Breath and Relaxation

This is also achieved in a simple manner by doing the asanas slowly – very, very slowly. This ensures there are no sudden or jerky movements that may cause spasms or sprains. But what is simple to do is also simple not to do, and that is why one sees Yoga being performed like aerobics!

T’ai Chi is also like Yoga; it too is “meditation in motion.” Performing yoga in a slow, deliberate manner acquaints one with one’s own body. Close your eyes while doing Yoga; do the asanas slowly, and you will feel as if you are “talking” to your muscles and joints. Different asanas require different sets of muscles but in all of them you are also breathing in the right manner. In some postures, you are required to continue breathing in an apparently uncomfortable and contorted position. This is to help one attain relaxation and normalcy even in difficult positions.

My Story

When I asked myself: How to practice Tantra Yoga?, the problem was where to begin! My primary purpose was to get rid rid of my Carpal Tunnel Syndrome (CTS) in my right hand. After doing the necessary asanas, when I sat to mediate in Sukhasan (sitting cross-legged on the floor), my entire right hand would go numb. I decided that with each breath I took I would imagine blood gushing into my right hand and with every exhalation I would imagine that my right hand has relaxed. Over several weeks, my right hand stopped becoming numb, and eventually I was rid of my CTS.
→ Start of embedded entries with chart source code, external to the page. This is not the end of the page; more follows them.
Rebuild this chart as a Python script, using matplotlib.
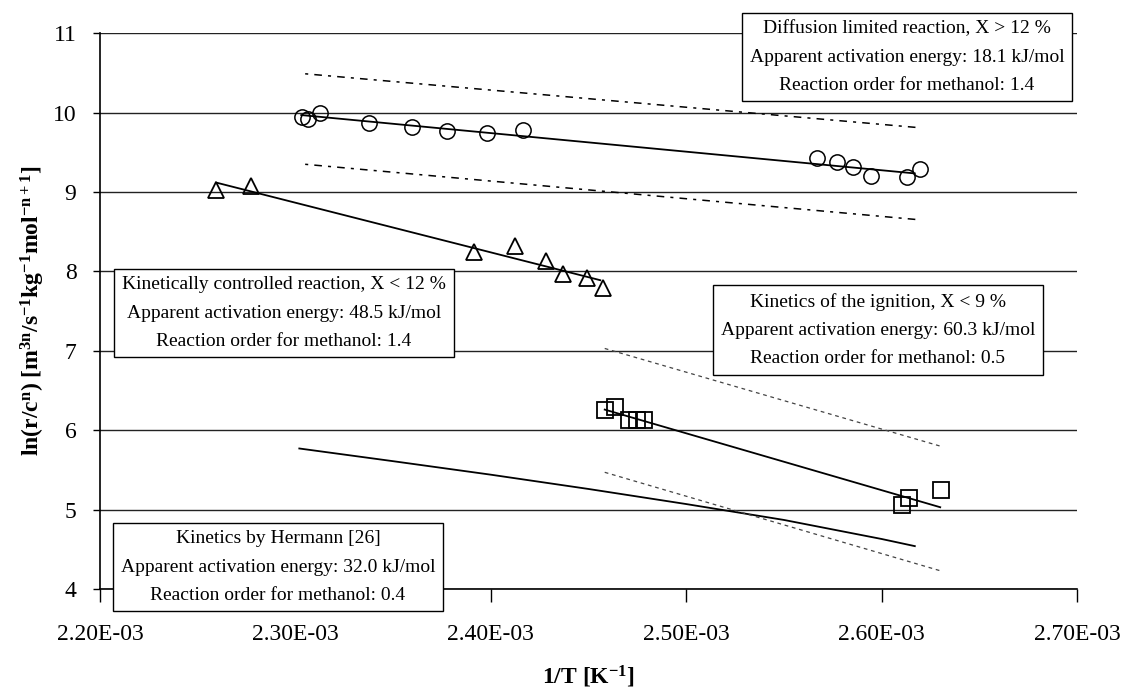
import numpy as np
import matplotlib.pyplot as plt

plt.rcParams['font.family'] = ['Liberation Serif', 'DejaVu Serif']
plt.rcParams['mathtext.fontset'] = 'custom'
plt.rcParams['mathtext.rm'] = 'Liberation Serif'
plt.rcParams['mathtext.bf'] = 'Liberation Serif:bold'
plt.rcParams['mathtext.it'] = 'Liberation Serif:italic'

# diffusion limited (circles)
diff_x = [2.3032e-3, 2.3064e-3, 2.3126e-3, 2.3377e-3, 2.3597e-3, 2.3776e-3, 2.3980e-3, 2.4165e-3,
          2.5671e-3, 2.5773e-3, 2.5855e-3, 2.5944e-3, 2.6128e-3, 2.6197e-3]
diff_y = [9.94, 9.92, 10.00, 9.87, 9.82, 9.77, 9.75, 9.78,
          9.43, 9.38, 9.31, 9.20, 9.19, 9.29]
diff_fit_x = [2.303e-3, 2.617e-3]
diff_fit_y = [9.97, 9.235]
diff_upper_x = [2.305e-3, 2.6197e-3]
diff_upper_y = [10.49, 9.81]
diff_lower_x = [2.305e-3, 2.6197e-3]
diff_lower_y = [9.35, 8.65]

# kinetically controlled (triangles)
kin_x = [2.2594e-3, 2.2771e-3, 2.3912e-3, 2.4124e-3, 2.4281e-3, 2.4368e-3, 2.4494e-3, 2.4576e-3]
kin_y = [9.03, 9.08, 8.25, 8.32, 8.13, 7.97, 7.92, 7.79]
kin_fit_x = [2.2594e-3, 2.456e-3]
kin_fit_y = [9.12, 7.89]

# ignition (squares)
ign_x = [2.4583e-3, 2.4634e-3, 2.4707e-3, 2.4748e-3, 2.4784e-3, 2.6103e-3, 2.6141e-3, 2.6303e-3]
ign_y = [6.26, 6.29, 6.13, 6.13, 6.13, 5.06, 5.15, 5.25]
ign_fit_x = [2.4583e-3, 2.630e-3]
ign_fit_y = [6.26, 5.03]
ign_upper_x = [2.4583e-3, 2.630e-3]
ign_upper_y = [7.03, 5.80]
ign_lower_x = [2.4583e-3, 2.630e-3]
ign_lower_y = [5.47, 4.23]

# Hermann kinetics
herm_x = [2.302e-3, 2.35e-3, 2.40e-3, 2.45e-3, 2.50e-3, 2.55e-3, 2.60e-3, 2.617e-3]
herm_y = [5.77, 5.61, 5.44, 5.26, 5.07, 4.87, 4.63, 4.54]

x_ticks = [2.2e-3, 2.3e-3, 2.4e-3, 2.5e-3, 2.6e-3, 2.7e-3]
y_ticks = [4, 5, 6, 7, 8, 9, 10, 11]

boxes = [
    "Diffusion limited reaction, X > 12 %\nApparent activation energy: 18.1 kJ/mol\nReaction order for methanol: 1.4",
    "Kinetically controlled reaction, X < 12 %\nApparent activation energy: 48.5 kJ/mol\nReaction order for methanol: 1.4",
    "Kinetics of the ignition, X < 9 %\nApparent activation energy: 60.3 kJ/mol\nReaction order for methanol: 0.5",
    "Kinetics by Hermann [26]\nApparent activation energy: 32.0 kJ/mol\nReaction order for methanol: 0.4",
]
# box centres in pixels of the figure
box_pos = [(907, 57), (284, 313), (878, 330), (278, 567)]

W, H = 1126, 693
fig = plt.figure(figsize=(W / 100, H / 100), dpi=100)
ax = fig.add_axes([100 / W, 1 - 589 / H, 977 / W, (589 - 33.3) / H])

for y in y_ticks:
    ax.axhline(y, color='#222222', lw=1.0, zorder=0)

ms = 11
ax.plot(diff_x, diff_y, 'o', mfc='none', mec='black', ms=ms, mew=1.1, zorder=3)
ax.plot(kin_x, kin_y, '^', mfc='none', mec='black', ms=ms + 1, mew=1.3, zorder=3)
ax.plot(ign_x, ign_y, 's', mfc='none', mec='black', ms=ms, mew=1.3, zorder=3)

ax.plot(diff_fit_x, diff_fit_y, color='black', lw=1.3)
ax.plot(kin_fit_x, kin_fit_y, color='black', lw=1.3)
ax.plot(ign_fit_x, ign_fit_y, color='black', lw=1.3)
ax.plot(herm_x, herm_y, color='black', lw=1.3)

ax.plot(diff_upper_x, diff_upper_y, color='black', lw=1.1, ls=(0, (2, 4, 5, 4)))
ax.plot(diff_lower_x, diff_lower_y, color='black', lw=1.1, ls=(0, (2, 4, 5, 4)))
ax.plot(ign_upper_x, ign_upper_y, color='#444444', lw=0.9, ls=(0, (3, 3)))
ax.plot(ign_lower_x, ign_lower_y, color='#444444', lw=0.9, ls=(0, (3, 3)))

ax.set_xlim(2.2e-3, 2.7e-3)
ax.set_ylim(4, 11)
ax.set_xticks(x_ticks)
ax.set_xticklabels([f"{v:.2E}" for v in x_ticks])
ax.set_yticks(y_ticks)
ax.tick_params(axis='x', direction='out', length=9, width=1, pad=16, labelsize=17)
ax.tick_params(axis='y', direction='out', length=5, width=1, pad=12, labelsize=17)
for s in ['top', 'right']:
    ax.spines[s].set_visible(False)
ax.spines['left'].set_linewidth(1.2)
ax.spines['bottom'].set_linewidth(1.2)

ax.set_xlabel(r"1/T [K$^\mathbf{-1}$]", fontsize=17, fontweight='bold', labelpad=14)
ax.set_ylabel(r"ln(r/c$^\mathbf{n}$) [m$^\mathbf{3n}$/s$^\mathbf{-1}$kg$^\mathbf{-1}$mol$^\mathbf{-n+1}$]",
              fontsize=17, fontweight='bold', labelpad=4)

for txt, (px, py) in zip(boxes, box_pos):
    fig.text(px / W, 1 - py / H, txt, ha='center', va='center', multialignment='center',
             fontsize=14, linespacing=1.85, zorder=5,
             bbox=dict(boxstyle='square,pad=0.4', fc='white', ec='black', lw=1.0))

fig.savefig('out.png', dpi=100)
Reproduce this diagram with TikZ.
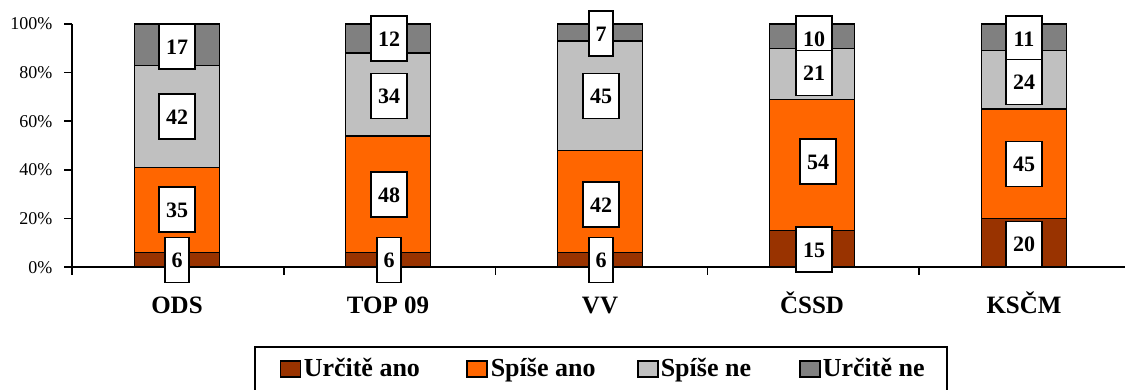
\documentclass[tikz,border=0pt]{standalone}
\usepackage{fontspec}
\setmainfont{Liberation Serif}
\definecolor{cA}{HTML}{993300}
\definecolor{cB}{HTML}{FF6600}
\definecolor{cC}{HTML}{C0C0C0}
\definecolor{cD}{HTML}{808080}
\begin{document}
\begin{tikzpicture}[x=1pt,y=-1pt,line width=1.5pt,
  seg/.style={draw=black,line width=1.5pt},
  val/.style={draw=black,fill=white,line width=1.5pt,inner sep=0pt,minimum height=45pt,
    text height=15.5pt,text depth=0pt,font=\fontsize{22}{22}\selectfont\bfseries},
  wide/.style={minimum width=36pt},
  narrow/.style={minimum width=24pt},
  ticklab/.style={anchor=base east,inner sep=0pt,font=\fontsize{18}{18}\selectfont},
  cat/.style={anchor=base,inner sep=0pt,font=\fontsize{25}{25}\selectfont\bfseries},
  leg/.style={anchor=base west,inner sep=0pt,font=\fontsize{26}{26}\selectfont\bfseries},
  legmark/.style={draw=black,line width=1.5pt,minimum width=20pt,minimum height=16pt,inner sep=0pt}]
\useasboundingbox (0,0) rectangle (1125,390);

% bars
\foreach \cx/\a/\b/\c in {177/6/41/83,388/6/54/88,600/6/48/93,812/15/69/90,1024/20/65/89}{
  \draw[seg,fill=cA] (\cx-42.5,267) rectangle (\cx+42.5,{267-2.43*\a});
  \draw[seg,fill=cB] (\cx-42.5,{267-2.43*\a}) rectangle (\cx+42.5,{267-2.43*\b});
  \draw[seg,fill=cC] (\cx-42.5,{267-2.43*\b}) rectangle (\cx+42.5,{267-2.43*\c});
  \draw[seg,fill=cD] (\cx-42.5,{267-2.43*\c}) rectangle (\cx+42.5,24);
}

% axes
\coordinate (yb) at (72,267);
\coordinate (yt) at (72,24);
\coordinate (xr) at (1125,267);
\draw (yt) -- (yb) -- (xr);
\foreach \k/\t in {0/0\%,1/20\%,2/40\%,3/60\%,4/80\%,5/100\%}{
  \draw (64,{267-48.6*\k}) -- (72,{267-48.6*\k});
  \node[ticklab] (t\k) at (53,{267-48.6*\k+6}) {\t};
}
\foreach \xx in {72,283.75,495.5,707.25,919}{
  \draw (\xx,267) -- (\xx,275);
}

% value boxes
\node[val,wide]   (o4) at (177,46.5)  {17};
\node[val,wide]   (o3) at (177,116.5) {42};
\node[val,wide]   (o2) at (177,209.5) {35};
\node[val,narrow] (o1) at (177,260)   {6};

\node[val,wide]   (p4) at (389,38.3)  {12};
\node[val,wide]   (p3) at (389,96)    {34};
\node[val,wide]   (p2) at (389,194.5) {48};
\node[val,narrow] (p1) at (389,260)   {6};

\node[val,narrow] (v4) at (601,33.3)  {7};
\node[val,wide]   (v3) at (601,96)    {45};
\node[val,wide]   (v2) at (601,204.5) {42};
\node[val,narrow] (v1) at (601,260)   {6};

\node[val,wide]   (c4) at (814,38.3)  {10};
\node[val,wide]   (c3) at (814,73)    {21};
\node[val,wide]   (c2) at (818,161.5) {54};
\node[val,wide]   (c1) at (814,249.7) {15};

\node[val,wide]   (k4) at (1024,38.3) {11};
\node[val,wide]   (k3) at (1024,82)   {24};
\node[val,wide]   (k2) at (1024,164)  {45};
\node[val,wide]   (k1) at (1024,244)  {20};

% category labels
\node[cat] (ods)  at (177,313)  {ODS};
\node[cat] (top)  at (388,313)  {TOP 09};
\node[cat] (vv)   at (600,313)  {VV};
\node[cat] (cssd) at (812,313)  {ČSSD};
\node[cat] (kscm) at (1024,313) {KSČM};

% legend
\draw[line width=1.5pt] (255,347) rectangle (947,396);
\node[legmark,fill=cA] (m1) at (290.5,369) {};
\node[legmark,fill=cB] (m2) at (477,369) {};
\node[legmark,fill=cC] (m3) at (648,369) {};
\node[legmark,fill=cD] (m4) at (810,369) {};
\node[leg] (l1) at (303,376) {Určitě ano};
\node[leg] (l2) at (490,376) {Spíše ano};
\node[leg] (l3) at (660,376) {Spíše ne};
\node[leg] (l4) at (822,376) {Určitě ne};
\end{tikzpicture}
\end{document}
Many things can distract you from establishing a connection with your body: uncomfortable clothes, noise, other people, etc. But the most distracting things are those that many experts actually recommend. One of those things is counting! Counting while doing an asana is most distracting because it keeps the mind engaged with the mind and not with the body. Counting up to a certain number to help do the asana or holding a certain posture for a certain interval of time is helpful for beginners, but the sooner one gets rid of this practice the better.

Balance the Mind

At any given moment of time, the Yogi should be aware of his mind, his body, and his surroundings. To achieve this state, the practitioner should try and connect with his muscles, bones, tendons, organs, nerves, veins, capillaries… And a time will come when the body begins to speak and your mind will be trained to listen. Till then, remember: Every Asana must be relaxed to achieve a Balance between Mind, Body, and Breath!